C’est vraiment très curieux. Voilà que dans un texte qui se veut « savant », publié sous la direction de chercheurs universitaires, je suis devenu organisateur de festival en collaboration avec une émission de Radio-Canada, avec laquelle je n’ai jamais eu, d’une manière ou d’une autre, de lien d’affaire de ma vie.

D’autre part, il faut bien le préciser au passage, il est connu de tous que l’émission La Sphère diffusée à Radio-Canada n’a strictement rien à voir dans l’organisation de ce festival. Et il n’y a jamais eu de collaboration entre cette émission et le Voir, d’aucune manière. Il va de soi que j’en aurais entendu parler…

C’est tout de même assez incroyable, au fil de ces quelques pages, on peut lire mon nom à maintes reprises à propos d’une polémique concernant cet événement, mais jamais celui du réel organisateur de ce festival, qui est pourtant connu et qu’on peut trouver partout dans le fil de presse à ce sujet. Une simple recherche sur Google aurait suffi.

Qu’importe, ces approximations suffisent pour lier la sauce. On goûte alors une sorte de potage assez confus où ce festival de l’internet à Alma, le Voir, votre humble serviteur, La sphère et que sais-je encore, méritent d’être mentionnés comme des « pôles institutionnalisés » constituants des « boy’s clubs (…) qui s’apparentent à la manosphère. »

Retenez votre envie de rigoler, car c’est très sérieux. C’est écrit dans un bouquin.

Comme je vous disais, je ne compte plus les noms d’oiseaux. J’en suis d’ailleurs devenu un avec le temps : Un canard, comme dans l’expression « Comme l’eau sur le dos d’un canard».

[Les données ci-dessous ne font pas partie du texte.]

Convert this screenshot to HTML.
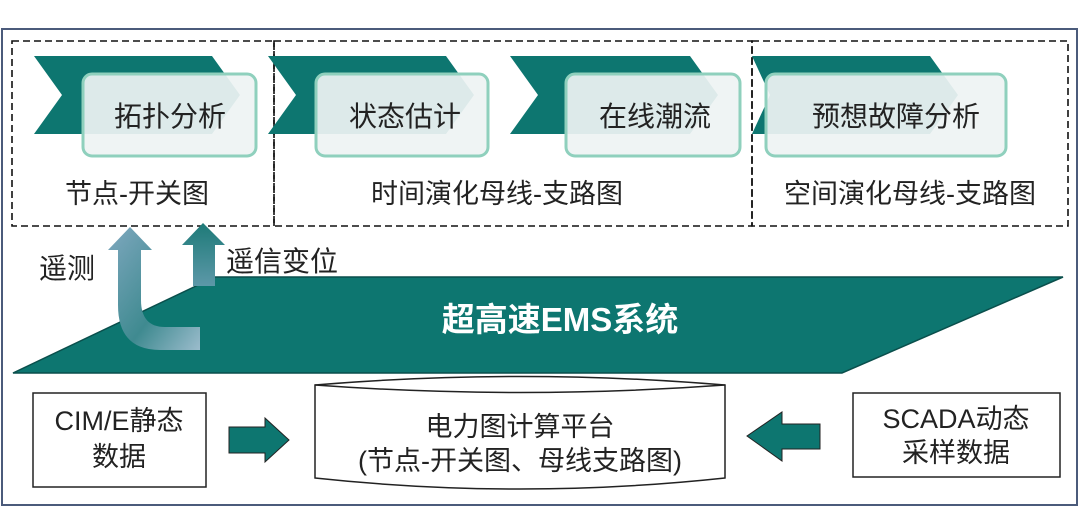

Me défendre? Allons… Mais de quoi au juste?

Mais je me questionne tout de même. Comment un ouvrage collectif publié dans un contexte universitaire, à l’instar des médias sociaux dans leur forme comique, peut se contenter de telles balivernes qui tiennent plus du potin 2.0 que d’une réelle recherche dotée d’un état de la question, d’une hypothèse et d’une méthodologie digne de ce nom?

Dans un tel contexte, permettez un peu qu’on sourcille face aux conclusions… On parlera peut-être d’une nouvelle forme de cyber-intellectualisme qui s’apparente à des règlements de comptes idéologiques. J’écrirai peut-être un jour cette théorie en surfant sur Facebook, ce sera du solide.

DUPUIS-DÉRI, Francis, BLAIS, Mélissa et al. Le mouvement masculiniste au Québec : L’antiféminisme démasqué, Montréal, Remue-ménage, 2015, Nouvelle édition revue et augmentée (1ere édition 2008), 320p.